Ports received a C grade in its 2013 debut for assessment. More than 95 percent (by volume) of overseas trade produced or consumed by the United States moves through the nation’s ports. With the anticipated Panama Canal expansion, there has been a 9 percent increase in the size of ships calling at U.S. ports. Despite the global economy continuing to grow, federal funding has declined for navigable waterways and landside freight connections.

Rail saw the largest improvement, moving up to a C+ in 2013. America’s freight rail industry invested more than $20 billion each year from 2009 through 2012 to modernize its network.  In 2012, Amtrak recorded its highest year of ridership, benefiting from federal investments in tracks, bridges, tunnels, and increased capacity from both freight and passenger operations.

Roads saw a slight improvement with a grade of D, yet America’s highways face a 42 percent congestion rate. That congestion costs the economy an estimated $101 billion annually in wasted time and fuel.

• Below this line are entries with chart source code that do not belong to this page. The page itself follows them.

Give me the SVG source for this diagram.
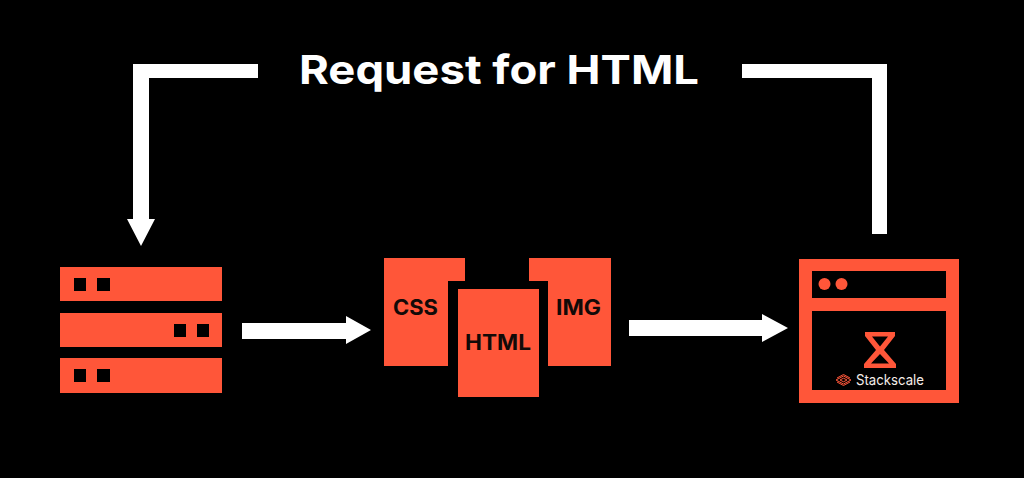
<svg xmlns="http://www.w3.org/2000/svg" width="1024" height="478" viewBox="0 0 1024 478">
<style>
.o{fill:#ff5639}
.k{fill:#000}
.w{fill:#fff}
.t{font-family:"Inter","Liberation Sans",sans-serif;font-weight:700}
.d{font-size:21px;fill:#120a08}
</style>
<rect width="1024" height="478" fill="#000"/>
<g id="title"><text class="t w" x="299" y="83.500" font-size="40" textLength="400" lengthAdjust="spacingAndGlyphs">Request for HTML</text></g>
<g id="server">
<rect class="o" x="60" y="267" width="162" height="34"/>
<rect class="o" x="60" y="313" width="162" height="34"/>
<rect class="o" x="60" y="358" width="162" height="35"/>
<rect class="k" x="74" y="278" width="12" height="13"/>
<rect class="k" x="97" y="278" width="13" height="13"/>
<rect class="k" x="174" y="324" width="12" height="13"/>
<rect class="k" x="197" y="324" width="12" height="13"/>
<rect class="k" x="74" y="369" width="12" height="13"/>
<rect class="k" x="97" y="369" width="13" height="13"/>
</g>
<g id="css">
<polygon class="o" points="384,258 465,258 465,281 448,281 448,366 384,366"/>
<text class="t d" x="393" y="314.500" textLength="45" lengthAdjust="spacingAndGlyphs">CSS</text>
</g>
<g id="img">
<polygon class="o" points="529,258 611,258 611,366 548,366 548,281 529,281"/>
<text class="t d" x="556" y="315" textLength="45" lengthAdjust="spacingAndGlyphs">IMG</text>
</g>
<g id="html">
<rect class="o" x="458" y="289" width="81" height="108"/>
<text class="t d" x="465" y="350" textLength="66" lengthAdjust="spacingAndGlyphs">HTML</text>
</g>
<g id="browser">
<rect class="o" x="799" y="259" width="160" height="144"/>
<rect class="k" x="812" y="271" width="134" height="27"/>
<rect class="k" x="812" y="311" width="134" height="79"/>
<circle class="o" cx="824.500" cy="284" r="6"/>
<circle class="o" cx="841.500" cy="284" r="6"/>
<path class="o" fill-rule="evenodd" d="M865 332H895V336L884 350L896 364V368H864V364L876 350L865 336ZM872 336.500L880 346.500L888 336.500ZM880 354L871 363.500H889Z"/>
<g fill="none" stroke="#ff5639" stroke-width="1">
<path d="M836 380L843.500 376L851 380L843.500 384Z"/>
<path d="M837 378L843.500 374.500L850 378M837 382L843.500 385.500L850 382M840 380L843.500 378.200L847 380L843.500 381.800Z"/>
</g>
<text x="856" y="385" font-family="Inter,'Liberation Sans',sans-serif" font-size="14.500" fill="#f4ece8" textLength="68" lengthAdjust="spacingAndGlyphs">Stackscale</text>
</g>
<g id="connectors" class="w">
<polygon points="258,64 133,64 133,219 127,219 141,246 155,219 149,219 149,78 258,78"/>
<polygon points="742,64 887,64 887,234 872,234 872,78 742,78"/>
<polygon points="242,323 346,323 346,316 371,330 346,344 346,339 242,339"/>
<polygon points="629,320 762,320 762,314 788,328 762,342 762,336 629,336"/>
</g>
</svg>
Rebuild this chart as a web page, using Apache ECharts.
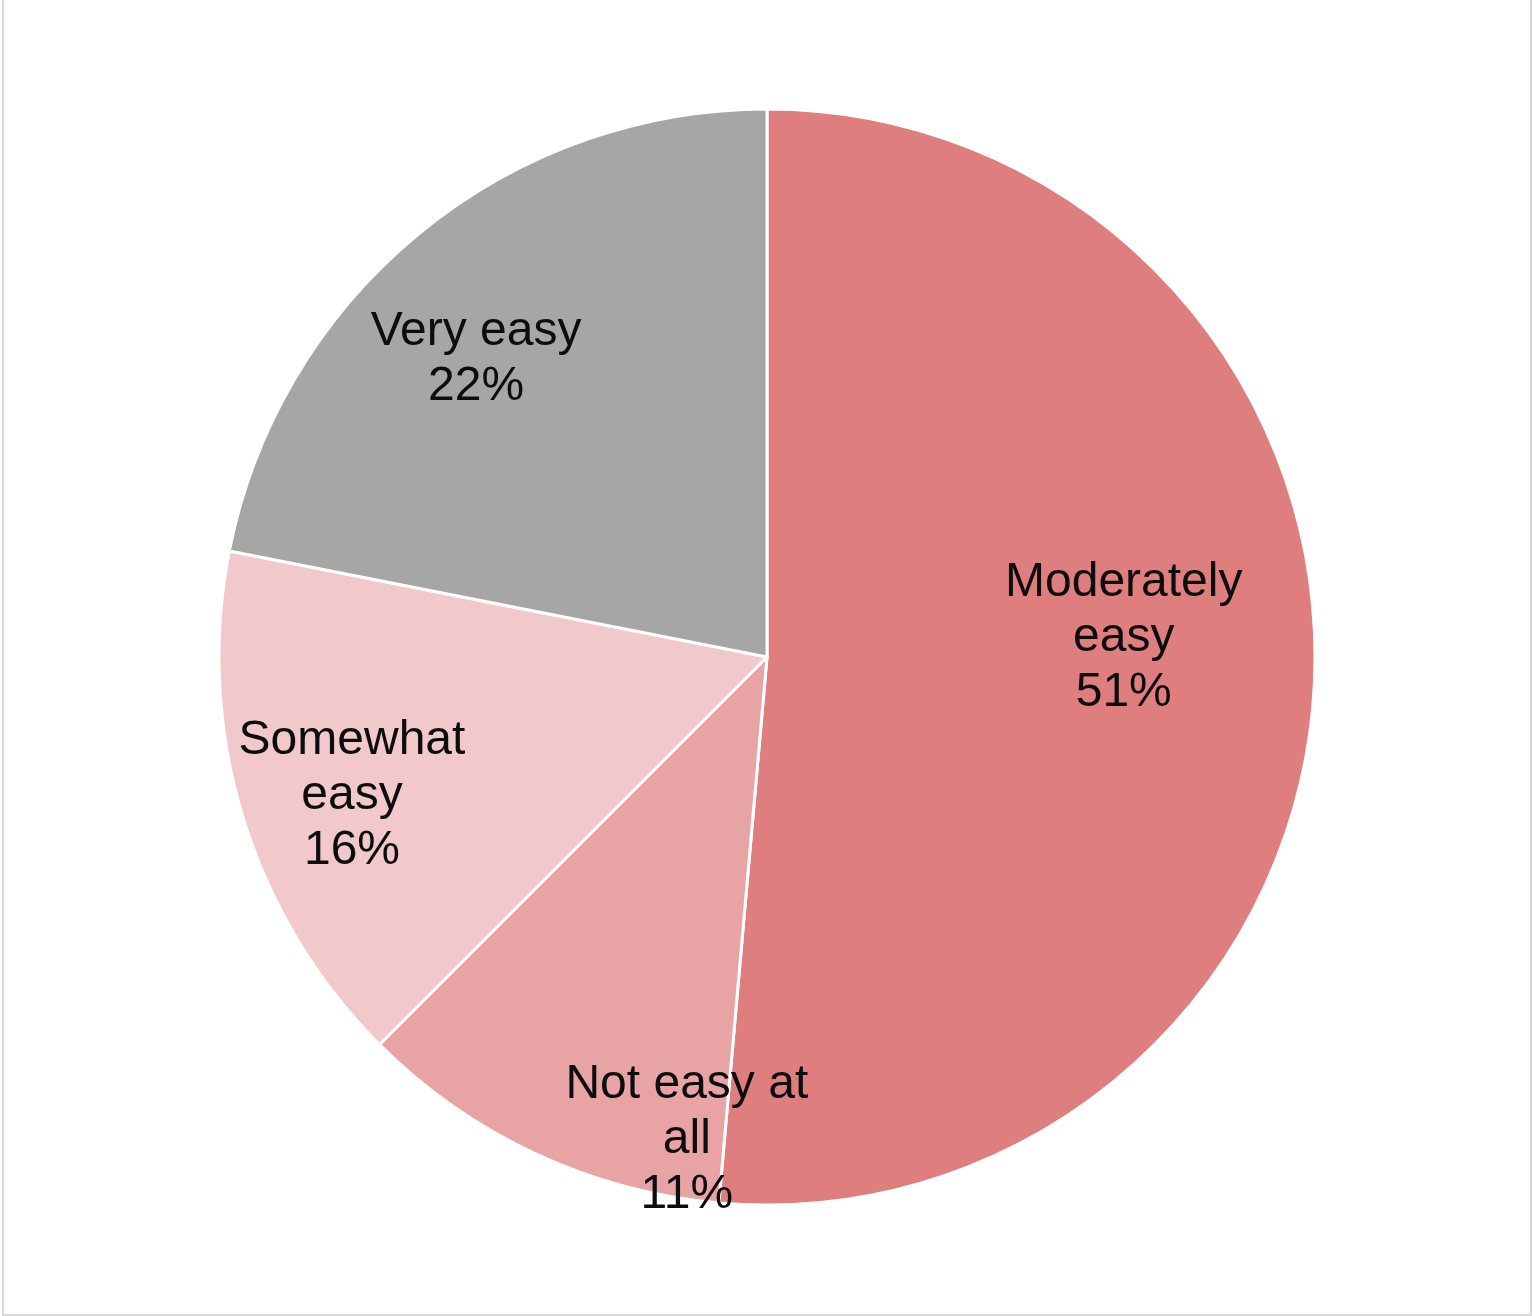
<!DOCTYPE html>
<html>
<head>
<meta charset="utf-8">
<script src="https://cdn.jsdelivr.net/npm/echarts@6/dist/echarts.min.js"></script>
<style>
  html, body { margin: 0; padding: 0; background: #fff; }
  #frame {
    position: absolute; left: 2px; top: -2px;
    width: 1526px; height: 1314px;
    border: 2px solid #d9d9d9;
  }
  #chart { position: absolute; left: 0; top: 0; width: 1532px; height: 1316px; }
</style>
</head>
<body>
<div id="frame"></div>
<div id="chart"></div>
<script>
// categories, clockwise from 12 o'clock
const categories = ["Moderately easy", "Not easy at all", "Somewhat easy", "Very easy"];
// share of answers, %
const shares = [51.4, 11.1, 15.6, 21.9];
// how the label text is wrapped
const labelText = ["Moderately\neasy", "Not easy at\nall", "Somewhat\neasy", "Very easy"];

const colors = ["#df7e7e", "#e8a4a5", "#f2c9ca", "#a6a6a6"];
// nudges from the default inside position (Excel best fit)
const labelShift = [[80, -31], [37, 232], [-150, 58], [-115, -84]];

const myChart = echarts.init(document.getElementById("chart"));
myChart.setOption({
  animation: false,
  color: colors,
  series: [
    {
      type: "pie",
      center: [767, 657],
      radius: [0, 548],
      startAngle: 90,
      clockwise: true,
      avoidLabelOverlap: false,
      itemStyle: { borderColor: "#fff", borderWidth: 3 },
      label: {
        show: true,
        position: "inside",
        align: "center",
        verticalAlign: "middle",
        fontFamily: "Liberation Sans, Arial, sans-serif",
        fontSize: 48,
        lineHeight: 55,
        color: "#0d0d0d",
        formatter: (p) => labelText[p.dataIndex] + "\n" + Math.round(p.value) + "%",
      },
      labelLine: { show: false },
      labelLayout: (p) => ({ dx: labelShift[p.dataIndex][0], dy: labelShift[p.dataIndex][1] }),
      emphasis: { disabled: true },
      data: categories.map((name, i) => ({ name: name, value: shares[i] })),
    },
  ],
});
</script>
</body>
</html>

Transit’s grade remained at a D as transit agencies struggled to balance increasing ridership with declining funding, and 45 percent of American households lack any access to transit. Although access to and investment in transit has increased, deficient and deteriorating transit systems cost the U.S. economy $90 billion in 2010.  Many transit agencies are struggling to maintain aging and obsolete fleets and facilities amid an economic downturn that has reduced their funding, forcing service cuts and fare increases.

Public Facilities

Public Parks and Recreation’s grade remained unchanged at a C-. The popularity of parks and outdoor recreation areas in the United States continues to grow, while localities continue to struggle with an estimated $18.5 billion in unmet budgetary needs according to 2011 numbers. The federal government is also facing a serious challenge with the National Park Service, estimating its maintenance backlog at approximately $11 billion.

Schools received a D again this year. Almost half of America’s public school buildings were built to educate the baby boomers – a generation that is now retiring from the workforce. Experts estimate the investment needed to modernize and maintain the nation’s school facilities is $270 billion or more.

Energy

Energy’s grade remained the same at a D+. The U.S. relies on an aging electrical grid and pipeline distribution system, some of which originated in the 1880s. While demand for electricity has remained level, the availability of energy will become a greater challenge after 2020 as the population increases. Although about 17,000 miles of additional high-voltage transmission lines and significant oil and gas pipelines are planned over the next five years, permitting and siting issues threaten their completion.